Instruction:
Print all records exactly, leaving nothing out.

-.-.-

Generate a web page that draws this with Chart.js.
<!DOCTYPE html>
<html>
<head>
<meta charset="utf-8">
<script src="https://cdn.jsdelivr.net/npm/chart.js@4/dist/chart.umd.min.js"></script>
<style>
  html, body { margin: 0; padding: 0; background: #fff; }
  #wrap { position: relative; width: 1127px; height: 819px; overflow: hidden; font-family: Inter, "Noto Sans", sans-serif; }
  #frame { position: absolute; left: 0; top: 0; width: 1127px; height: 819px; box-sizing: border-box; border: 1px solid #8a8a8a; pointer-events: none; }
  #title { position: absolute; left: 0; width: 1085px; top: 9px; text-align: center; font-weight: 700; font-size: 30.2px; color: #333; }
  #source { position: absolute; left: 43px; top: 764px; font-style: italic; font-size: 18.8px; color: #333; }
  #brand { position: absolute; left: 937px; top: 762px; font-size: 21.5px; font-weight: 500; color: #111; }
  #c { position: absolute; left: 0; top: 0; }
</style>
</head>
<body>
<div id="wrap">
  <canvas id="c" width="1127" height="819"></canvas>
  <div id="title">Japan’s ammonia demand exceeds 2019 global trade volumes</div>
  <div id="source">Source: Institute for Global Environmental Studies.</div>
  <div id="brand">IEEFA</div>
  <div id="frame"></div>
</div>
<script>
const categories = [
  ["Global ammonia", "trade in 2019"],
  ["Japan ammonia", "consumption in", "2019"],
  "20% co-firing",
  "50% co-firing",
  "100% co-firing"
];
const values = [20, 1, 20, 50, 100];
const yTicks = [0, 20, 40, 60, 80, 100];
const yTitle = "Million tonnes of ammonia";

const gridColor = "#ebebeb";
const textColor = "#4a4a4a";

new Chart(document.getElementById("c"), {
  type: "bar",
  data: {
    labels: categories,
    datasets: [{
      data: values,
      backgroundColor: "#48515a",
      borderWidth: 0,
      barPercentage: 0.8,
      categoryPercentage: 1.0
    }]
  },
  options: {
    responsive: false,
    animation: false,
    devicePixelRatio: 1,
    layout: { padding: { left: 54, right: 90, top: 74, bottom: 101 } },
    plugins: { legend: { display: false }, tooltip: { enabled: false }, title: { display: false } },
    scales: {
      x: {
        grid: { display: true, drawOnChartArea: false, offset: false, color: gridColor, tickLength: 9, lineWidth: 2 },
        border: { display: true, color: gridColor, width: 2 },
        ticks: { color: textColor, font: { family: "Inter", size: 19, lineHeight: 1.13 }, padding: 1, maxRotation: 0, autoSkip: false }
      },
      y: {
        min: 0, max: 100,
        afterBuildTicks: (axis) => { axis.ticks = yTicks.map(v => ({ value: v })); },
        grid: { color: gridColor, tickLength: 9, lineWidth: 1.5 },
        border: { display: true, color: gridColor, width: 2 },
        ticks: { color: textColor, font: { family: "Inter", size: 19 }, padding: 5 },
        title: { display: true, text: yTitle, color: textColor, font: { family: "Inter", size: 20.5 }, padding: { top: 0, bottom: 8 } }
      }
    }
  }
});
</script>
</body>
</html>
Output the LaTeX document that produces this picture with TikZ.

-.-.-

Task answer:
Generate a web page that draws this with Chart.js.
<!DOCTYPE html>
<html>
<head>
<meta charset="utf-8">
<script src="https://cdn.jsdelivr.net/npm/chart.js@4/dist/chart.umd.min.js"></script>
<style>
  html, body { margin: 0; padding: 0; background: #fff; }
  #wrap { position: relative; width: 1127px; height: 819px; overflow: hidden; font-family: Inter, "Noto Sans", sans-serif; }
  #frame { position: absolute; left: 0; top: 0; width: 1127px; height: 819px; box-sizing: border-box; border: 1px solid #8a8a8a; pointer-events: none; }
  #title { position: absolute; left: 0; width: 1085px; top: 9px; text-align: center; font-weight: 700; font-size: 30.2px; color: #333; }
  #source { position: absolute; left: 43px; top: 764px; font-style: italic; font-size: 18.8px; color: #333; }
  #brand { position: absolute; left: 937px; top: 762px; font-size: 21.5px; font-weight: 500; color: #111; }
  #c { position: absolute; left: 0; top: 0; }
</style>
</head>
<body>
<div id="wrap">
  <canvas id="c" width="1127" height="819"></canvas>
  <div id="title">Japan’s ammonia demand exceeds 2019 global trade volumes</div>
  <div id="source">Source: Institute for Global Environmental Studies.</div>
  <div id="brand">IEEFA</div>
  <div id="frame"></div>
</div>
<script>
const categories = [
  ["Global ammonia", "trade in 2019"],
  ["Japan ammonia", "consumption in", "2019"],
  "20% co-firing",
  "50% co-firing",
  "100% co-firing"
];
const values = [20, 1, 20, 50, 100];
const yTicks = [0, 20, 40, 60, 80, 100];
const yTitle = "Million tonnes of ammonia";

const gridColor = "#ebebeb";
const textColor = "#4a4a4a";

new Chart(document.getElementById("c"), {
  type: "bar",
  data: {
    labels: categories,
    datasets: [{
      data: values,
      backgroundColor: "#48515a",
      borderWidth: 0,
      barPercentage: 0.8,
      categoryPercentage: 1.0
    }]
  },
  options: {
    responsive: false,
    animation: false,
    devicePixelRatio: 1,
    layout: { padding: { left: 54, right: 90, top: 74, bottom: 101 } },
    plugins: { legend: { display: false }, tooltip: { enabled: false }, title: { display: false } },
    scales: {
      x: {
        grid: { display: true, drawOnChartArea: false, offset: false, color: gridColor, tickLength: 9, lineWidth: 2 },
        border: { display: true, color: gridColor, width: 2 },
        ticks: { color: textColor, font: { family: "Inter", size: 19, lineHeight: 1.13 }, padding: 1, maxRotation: 0, autoSkip: false }
      },
      y: {
        min: 0, max: 100,
        afterBuildTicks: (axis) => { axis.ticks = yTicks.map(v => ({ value: v })); },
        grid: { color: gridColor, tickLength: 9, lineWidth: 1.5 },
        border: { display: true, color: gridColor, width: 2 },
        ticks: { color: textColor, font: { family: "Inter", size: 19 }, padding: 5 },
        title: { display: true, text: yTitle, color: textColor, font: { family: "Inter", size: 20.5 }, padding: { top: 0, bottom: 8 } }
      }
    }
  }
});
</script>
</body>
</html>
Output the LaTeX document that produces this picture with TikZ.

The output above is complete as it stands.